Editor's note: An earlier version of this post included a graph that inadvertently made use of misleading historical stock market data. It has since been corrected and the author apologies for the error.

Statistics Canada surprised a lot of observers last week when it declared that income inequality in Canada is on the way down.

According to their newly published figures, the share of incomes going to the top 1% of income earners in Canada declined from 12.1% to 10.3% between 2006 and 2012. It is the first prolonged period since 1982 where the bottom 99% of income earners in Canada actually gained any ground on the very wealthy.

There is definitely some good news here. Median incomes of the bottom 99% in Canada rose nearly 5% between 2006 and 2012—from $28,900 to $30,300. After a dismal few decades, median incomes for the majority of Canadians are now 3.6% higher than they were in 1982 (adjusted for inflation). The bottom 99% have nothing on the top 1%, whose median incomes rose nearly 50% between 1982 and 2012—soaring from $200,100 to $299,000—but at least it’s a positive change from perennial wage stagnation.

The bad news is that the slight overall drop in inequality in the past six years has much more to do with the volatility of Canada’s resource sector than to any structural changes in the Canadian economy. To put it simply, falling commodity prices have disproportionately affected the wealthy, which has exaggerated the appearance of narrowing inequality.
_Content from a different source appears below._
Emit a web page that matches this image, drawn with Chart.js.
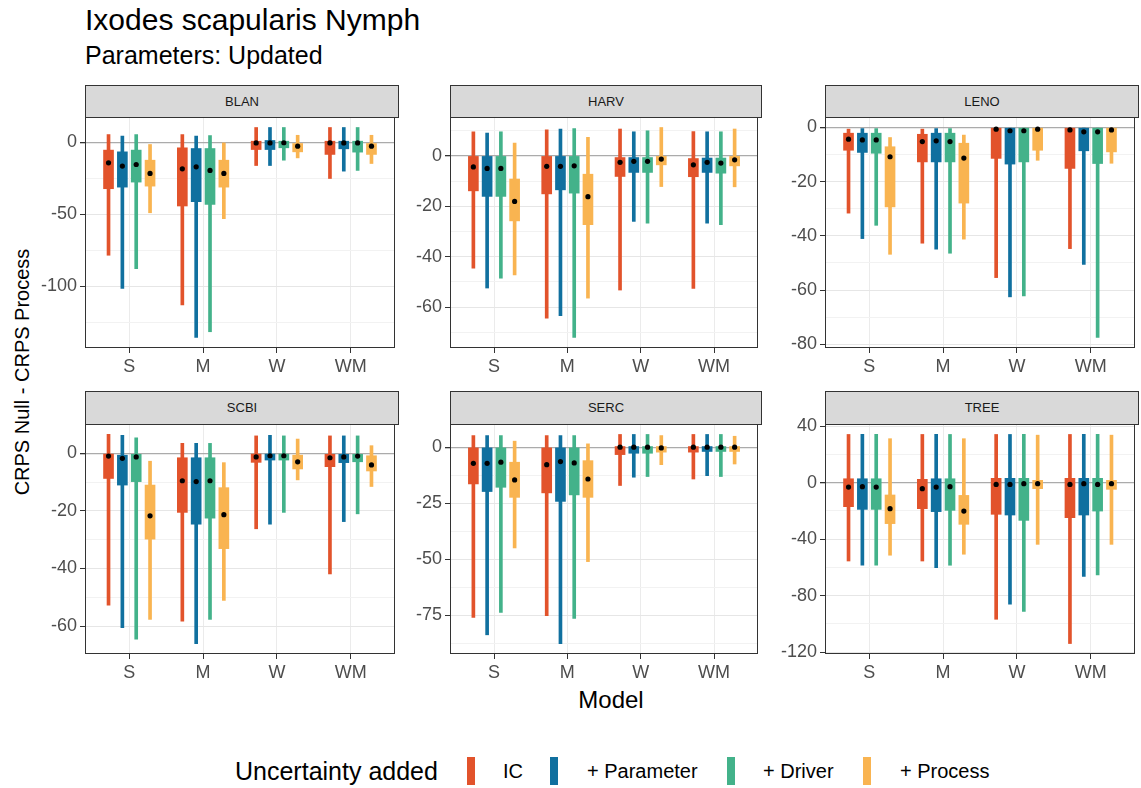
<!DOCTYPE html>
<html>
<head>
<meta charset="utf-8">
<title>Ixodes scapularis Nymph</title>
<script src="https://cdn.jsdelivr.net/npm/chart.js@4.4.1/dist/chart.umd.min.js"></script>
<style>
  body { margin: 0; background: #fff; font-family: "Liberation Sans", Arial, sans-serif; }
  #page { position: relative; width: 1141px; height: 788px; overflow: hidden; }
  .txt { position: absolute; white-space: nowrap; color: #000; }
  .strip { position: absolute; box-sizing: border-box; background: #D9D9D9; border: 1px solid #333; text-align: center; font-size: 13px; color: #1A1A1A; }
  .panel { position: absolute; }
  .key { position: absolute; width: 8px; height: 28px; }
</style>
</head>
<body>
<div id="page">
  <div class="txt" style="left:85px; top:5px; font-size:30px; line-height:30px;">Ixodes scapularis Nymph</div>
  <div class="txt" style="left:85px; top:43px; font-size:25px; line-height:25px;">Parameters: Updated</div>
  <div class="txt" style="left:22px; top:372px; font-size:20px; line-height:20px; transform: translate(-50%, -50%) rotate(-90deg);">CRPS Null - CRPS Process</div>
  <div class="txt" style="left:611px; top:688px; font-size:24px; line-height:24px; transform: translateX(-50%);">Model</div>
  <div class="txt" style="left:235px; top:759px; font-size:25px; line-height:25px;">Uncertainty added</div>
  <div id="legend"></div>
</div>
<script>
const models = ['S', 'M', 'W', 'WM'];
const uncertainty = ['IC', '+ Parameter', '+ Driver', '+ Process'];
const sites = ['BLAN', 'HARV', 'LENO', 'SCBI', 'SERC', 'TREE'];

// one row per uncertainty source, [min, q1, median, q3, max] for S, M, W, WM
const BLAN = [
    [[-78.5, -32.3, -14.3, -5.5, 5.3], [-113, -44.3, -18.5, -3.9, 5.3], [-16.2, -5.1, -0.5, 0.7, 10.2], [-25.2, -8.5, -0.5, 0.7, 10.2]],
    [[-101.6, -31.2, -16.6, -6.7, 4.2], [-135.6, -41.3, -17.1, -4.4, 4.2], [-16.2, -5.1, -0.5, 1.2, 10.2], [-20.1, -4.6, -0.5, 0.7, 10.2]],
    [[-87.8, -27.7, -15.5, -5.5, 5.3], [-131.6, -43.2, -19.6, -4.4, 4.6], [-12.5, -3.9, -0.4, 0.7, 10.2], [-19.6, -6.9, -0.5, 0.7, 10.2]],
    [[-49, -30.5, -21.7, -12.5, -1.6], [-53.1, -31.2, -21.7, -12.5, -0.5], [-10.9, -6.7, -2.8, -0.9, 4.8], [-14.8, -8.5, -2.8, -0.9, 4.8]]
];
const HARV = [
    [[-44.5, -13.9, -4.4, 0, 9.5], [-64.3, -15.1, -4.2, 0, 10.3], [-53.2, -8.2, -2.6, -0.7, 10.6], [-52.6, -8.3, -3.6, -1.1, 9.6]],
    [[-52.4, -16.1, -5.0, 0, 9.0], [-63.4, -13.5, -4.2, 0, 10.6], [-26.0, -6.6, -2.2, -0.7, 9.5], [-26.7, -6.6, -2.6, -0.9, 9.5]],
    [[-48.5, -16.1, -5.0, 0, 9.5], [-72, -14.8, -4.0, 0, 10.8], [-26.7, -6.6, -2.2, -0.7, 9.9], [-27.3, -6.9, -2.9, -0.9, 9.5]],
    [[-47.2, -25.8, -18.1, -9.2, 5.0], [-56.4, -27.3, -16.2, -7.3, 7.3], [-12.2, -3.6, -1.3, 0, 11.2], [-12.3, -4.0, -1.6, 0, 10.6]]
];
const LENO = [
    [[-31.6, -8.4, -4.3, -2.1, -0.6], [-42.7, -12.7, -5.2, -2.5, -0.6], [-55.4, -11.4, -0.6, 0, 0], [-44.7, -15.1, -0.9, 0, 0]],
    [[-41, -9.2, -4.6, -2.1, -0.4], [-44.9, -12.7, -4.9, -2.1, -0.4], [-62.5, -13.5, -1.2, 0, 0], [-50.5, -8.6, -1.6, 0, 0]],
    [[-36.1, -9.5, -4.6, -2.1, -0.4], [-46.4, -12.7, -5.2, -2.1, -0.4], [-62.2, -12.7, -1.2, 0, 0], [-77.5, -13.3, -1.6, 0, 0]],
    [[-46.8, -29.3, -10.8, -7.1, -3.7], [-41.2, -27.9, -11.3, -5.8, -2.8], [-12.1, -8.4, -0.6, 0, 0], [-13.2, -9.0, -0.9, 0, 0]]
];
const SCBI = [
    [[-52.8, -8.7, -0.9, 0, 6.6], [-58.3, -20.5, -9.5, -1.5, 3.5], [-26.2, -3.1, -1.2, 0, 6.1], [-41.9, -4.6, -1.5, -0.3, 6.1]],
    [[-60.6, -11.0, -1.7, -0.6, 6.3], [-66.1, -24.6, -9.8, -1.5, 3.5], [-24.6, -2.3, -0.8, 0, 6.3], [-23.7, -3.2, -1.2, -0.3, 6.1]],
    [[-64.6, -9.8, -1.2, -0.3, 5.4], [-57.7, -22.5, -9.5, -1.5, 3.5], [-20.5, -2.3, -0.8, 0, 6.1], [-21, -2.9, -0.9, -0.3, 6.1]],
    [[-57.7, -29.8, -21.7, -11.0, -2.7], [-51.1, -33.1, -21.3, -11.9, -3.2], [-9.2, -5.4, -2.9, -0.6, 5.0], [-11.5, -6.1, -4.0, -0.8, 2.7]]
];
const SERC = [
    [[-76, -16.4, -7.2, 0, 5.2], [-75.3, -20.4, -7.8, 0, 5.2], [-17.1, -3.3, 0, 0.3, 5.7], [-14.2, -2.2, 0, 0.3, 5.7]],
    [[-83.8, -19.8, -7.2, 0, 5.2], [-87.7, -24.2, -6.4, 0, 5.2], [-13.4, -2.7, 0, 0.3, 5.7], [-12.7, -1.9, 0, 0.3, 5.7]],
    [[-73.8, -17.9, -6.7, 0, 5.2], [-76.5, -21.3, -7.0, 0, 5.2], [-13.1, -2.7, 0, 0.3, 5.7], [-13.1, -1.9, 0, 0.3, 5.7]],
    [[-45.0, -22.4, -14.6, -6.7, 2.7], [-51.1, -22.4, -14.2, -6.0, 1.5], [-7.8, -2.2, -0.3, 0.3, 5.2], [-7.5, -1.9, 0, 0.3, 4.9]]
];
const TREE = [
    [[-55.5, -17.0, -3.1, 2.8, 34.2], [-55.5, -18.4, -4.2, 2.4, 34.2], [-96.8, -22.4, -1.2, 3.1, 34.2], [-114, -24.8, -1.2, 3.1, 34.2]],
    [[-58.5, -18.9, -2.8, 2.8, 34.2], [-60.2, -20.5, -3.1, 2.8, 34.2], [-86.1, -22.9, -1.2, 3.1, 34.2], [-66.5, -22.9, -0.7, 3.1, 34.2]],
    [[-58.5, -18.9, -3.1, 2.8, 34.2], [-58.5, -19.6, -2.8, 2.8, 34.2], [-91.3, -26.7, -0.7, 3.1, 34.2], [-65.4, -20.1, -1.2, 3.1, 34.2]],
    [[-51.4, -29.0, -18.4, -8.7, 31.2], [-50.7, -29.5, -20.1, -9.0, 31.2], [-43.7, -4.2, -0.7, 1.7, 33.7], [-43.7, -4.7, -0.7, 1.7, 33.7]]
];

// labelled y ticks for each facet
const blanTicks = [-100, -50, 0];
const harvTicks = [-60, -40, -20, 0];
const lenoTicks = [-80, -60, -40, -20, 0];
const scbiTicks = [-60, -40, -20, 0];
const sercTicks = [-75, -50, -25, 0];
const treeTicks = [-120, -80, -40, 0, 40];

const colours = ['#E2532B', '#10709F', '#43B28A', '#F9B451'];

const siteStats = [BLAN, HARV, LENO, SCBI, SERC, TREE];
const siteTicks = [blanTicks, harvTicks, lenoTicks, scbiTicks, sercTicks, treeTicks];

// facet layout
const cols = [{ left: 85, width: 314 }, { left: 450, width: 312 }, { left: 825, width: 314 }];
const rows = [{ strip: 85, top: 117, height: 231 }, { strip: 391, top: 424, height: 230 }];
const AXIS_W = 60, XAXIS_H = 40, TOP_PAD = 12, DODGE = 0.1875;
const tickFont = { family: 'Liberation Sans', size: 18 };

const panelBorder = {
    id: 'panelBorder',
    afterDraw(chart) {
        const { ctx, chartArea: a } = chart;
        ctx.save();
        ctx.strokeStyle = '#333333';
        ctx.lineWidth = 1;
        ctx.strokeRect(a.left + 0.5, a.top + 0.5, a.right - a.left - 1, a.bottom - a.top - 1);
        ctx.restore();
    }
};

const page = document.getElementById('page');

function makePanel(k) {
    const col = cols[k % 3], row = rows[Math.floor(k / 3)];
    const stats = siteStats[k], major = siteTicks[k];

    const strip = document.createElement('div');
    strip.className = 'strip';
    strip.textContent = sites[k];
    strip.style.left = col.left + 'px';
    strip.style.top = row.strip + 'px';
    strip.style.width = col.width + 'px';
    strip.style.height = (row.top - row.strip + 1) + 'px';
    strip.style.lineHeight = (row.top - row.strip - 1) + 'px';
    page.appendChild(strip);

    const wrap = document.createElement('div');
    wrap.className = 'panel';
    wrap.style.left = (col.left - AXIS_W) + 'px';
    wrap.style.top = (row.top - TOP_PAD) + 'px';
    const canvas = document.createElement('canvas');
    canvas.width = AXIS_W + col.width;
    canvas.height = TOP_PAD + row.height + XAXIS_H;
    wrap.appendChild(canvas);
    page.appendChild(wrap);

    const datasets = [];
    let lo = Infinity, hi = -Infinity;
    uncertainty.forEach((u, s) => {
        const r = stats[s];
        const xs = models.map((m, i) => i + 1 + (s - 1.5) * DODGE);
        // whisker: min to max
        datasets.push({
            type: 'bar', label: u, order: 2, grouped: false, barThickness: 3,
            backgroundColor: colours[s], borderWidth: 0,
            data: r.map((v, i) => ({ x: xs[i], y: [v[0], v[4]] }))
        });
        // box: q1 to q3
        datasets.push({
            type: 'bar', label: u, order: 1, grouped: false, barThickness: 10,
            backgroundColor: colours[s], borderWidth: 0,
            data: r.map((v, i) => ({ x: xs[i], y: [v[1], v[3]] }))
        });
        // median dot
        datasets.push({
            type: 'scatter', label: u, order: 0,
            pointRadius: 2.6, pointBackgroundColor: '#000', pointBorderWidth: 0,
            data: r.map((v, i) => ({ x: xs[i], y: v[2] }))
        });
        r.forEach(v => { lo = Math.min(lo, v[0]); hi = Math.max(hi, v[4]); });
    });
    const pad = (hi - lo) * 0.05;
    const step = major[1] - major[0];

    new Chart(canvas, {
        type: 'bar',
        data: { datasets: datasets },
        plugins: [panelBorder],
        options: {
            responsive: false,
            animation: false,
            devicePixelRatio: 1,
            layout: { padding: { top: TOP_PAD, left: 0, right: 0, bottom: 0 } },
            plugins: { legend: { display: false }, tooltip: { enabled: false } },
            scales: {
                x: {
                    type: 'linear', min: 0.4, max: 4.6, offset: false,
                    border: { display: false },
                    grid: { offset: false, color: '#EBEBEB', tickColor: '#333333', tickLength: 5 },
                    ticks: { autoSkip: false, maxRotation: 0, padding: 3, color: '#4D4D4D', font: tickFont,
                        callback: v => models[v - 1] },
                    afterBuildTicks: scale => { scale.ticks = models.map((m, i) => ({ value: i + 1 })); },
                    afterFit: scale => { scale.height = XAXIS_H; scale.paddingLeft = 0; scale.paddingRight = 0; }
                },
                y: {
                    min: lo - pad, max: hi + pad,
                    border: { display: false },
                    grid: {
                        color: c => c.tick.value === 0 ? '#ABABAB' : (major.includes(c.tick.value) ? '#E6E6E6' : '#F2F2F2'),
                        lineWidth: c => c.tick.value === 0 ? 1.3 : 1,
                        tickColor: c => major.includes(c.tick.value) ? '#333333' : 'rgba(0,0,0,0)',
                        tickLength: 5
                    },
                    ticks: { autoSkip: false, padding: 3, color: '#4D4D4D', font: tickFont,
                        callback: v => major.includes(v) ? String(v) : '' },
                    afterBuildTicks: scale => {
                        const vals = [];
                        for (let v = major[0] - step; v <= major[major.length - 1] + step + 1e-9; v += step / 2) {
                            if (v >= scale.min && v <= scale.max) vals.push(v);
                        }
                        scale.ticks = vals.map(v => ({ value: v }));
                    },
                    afterFit: scale => { scale.width = AXIS_W; scale.paddingTop = 0; scale.paddingBottom = 0; }
                }
            }
        }
    });
}

sites.forEach((s, k) => makePanel(k));

// legend
const legend = document.getElementById('legend');
const keyX = [467, 550, 727, 863];
const labelX = [503, 587, 763, 900];
uncertainty.forEach((u, s) => {
    const key = document.createElement('div');
    key.className = 'key';
    key.style.left = keyX[s] + 'px';
    key.style.top = '757px';
    key.style.background = colours[s];
    legend.appendChild(key);
    const lab = document.createElement('div');
    lab.className = 'txt';
    lab.style.left = labelX[s] + 'px';
    lab.style.top = '761px';
    lab.style.fontSize = '20px';
    lab.style.lineHeight = '20px';
    lab.textContent = u;
    legend.appendChild(lab);
});
</script>
</body>
</html>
Top incomes in Canada track the stock market in general, but the relationship between top incomes and Canadian energy stocks is especially clear—in statistical terms, the correlation between average incomes of the top 1% and the average annual performance of energy equities in Canada is 0.98 out of 1 over the past ten years for which we have data. When the energy sector struggles, top incomes take a hit. And when the wealthy lose income, income inequality drops too.


Unadjusted for inflation. Sources: CANSIM 204-0001 and Yahoo Finance

Top incomes have dropped in most provinces since 2006, but it's the Western resource provinces where top incomes—and income inequality—have dropped the most. The share of incomes going to the top 1% of Albertans declined 27% between 2006 and 2012, compared to 15% nationally. The runners up? Saskatchewan and British Columbia. Every other province experienced declines in inequality below the national average, presumably due to proportionately smaller reliance on the energy sector.

The relationship between stock performance and the income share of the top 1% also holds in the US. Inequality south of the border increased significantly between 2006 and 2012, which tracks the US stock market very closely (correlation of 0.84 out of 1). Whereas commodity prices dipped in 2011, pulling inequality in Canada down, the Dow Jones experienced big gains, which widened the gap between the rich and the rest in the US.

Bottom line: the real story from last week’s Stats Can report isn’t that Canada is turning the tide on inequality, but that the energy sector is a key driver of income inequality in Canada. Massive investment in the oil sands has benefited the wealthiest earners to the exclusion of most other Canadians, and those immense gains have simply been reduced from their 2006 high.

The long-term trend in Canada is still towards greater inequality, as a new TD Bank report explains (PDF), and Alberta is still the most unequal province, which is exacerbated by new oil sands investments.

In other words, what’s good for the energy sector is good for Canada’s wealthy—and vice versa. However, no strong connection exists with the incomes of the bottom 99% of Canadian, even in cities like Calgary. Does that really justify such incredible investment in the oil sands? It’s a debate we should be having.